Shackled in chains, Kong is taken to New York City and presented to a Broadway theatre audience. Ann and Jack, now engaged, are brought on stage to join him, surrounded by a group of press photographers. Kong, enraged by the ensuing flash photography, breaks loose. The audience flees in terror and Ann has whisked away to a hotel room on a high floor, but Kong, scaling the building, finds her and abducts her again. Kong rampages through the city with Ann in his grip, wrecking a crowded elevated train, and then climbs the Empire State Building. Jack suggests to the police for army airplanes to shoot Kong off the building, without hitting Ann. Four planes take off to attack Kong. However, Jack becomes agitated for Ann's safety and rushes to the top of the building with Denham in following.
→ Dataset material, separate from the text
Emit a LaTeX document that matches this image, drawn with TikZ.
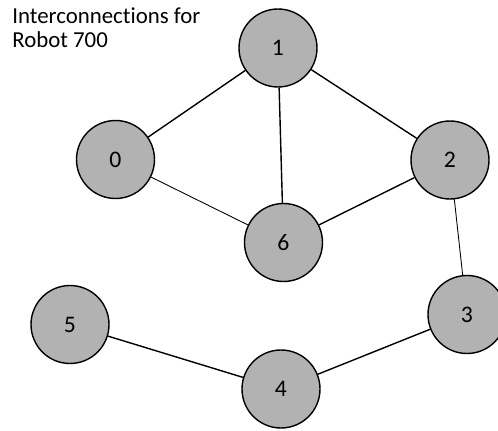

The planes wait until Kong sets Ann down and then open fire on him. Kong tries to fight off the planes, destroying one, but is mortally wounded by their gunfire. He gazes at Ann one last time before he is hit twice more, and falls from the tower to his death. Jack reunites with Ann and Denham head backs down below to the street and pushes through a crowd to look at Kong's corpse.
Reception
Variety thought the movie was a powerful adventure.[2] The New York Times thought the movie a fascinating adventure.[3]
The movie was not shown in Nazi Germany because it was thought a threat to Aryan womanhood, even though it was allegedly Hitler's favorite movie.[4](Purchase required)
In 2002, Roger Ebert wrote that the special effects are not up to modern standards, but the movie remains one "that still somehow works."[5]
In 2020, King Kong held a score of 98% "Certified Fresh" based on 66 reviews on Rotten Tomatoes.[6]
The movie made about $2 million when it was first shown. Its opening weekend total was estimated at $90,000. After the 1952 re-release, Variety estimated the film had made $4 million in cumulative domestic rentals for that year.[7]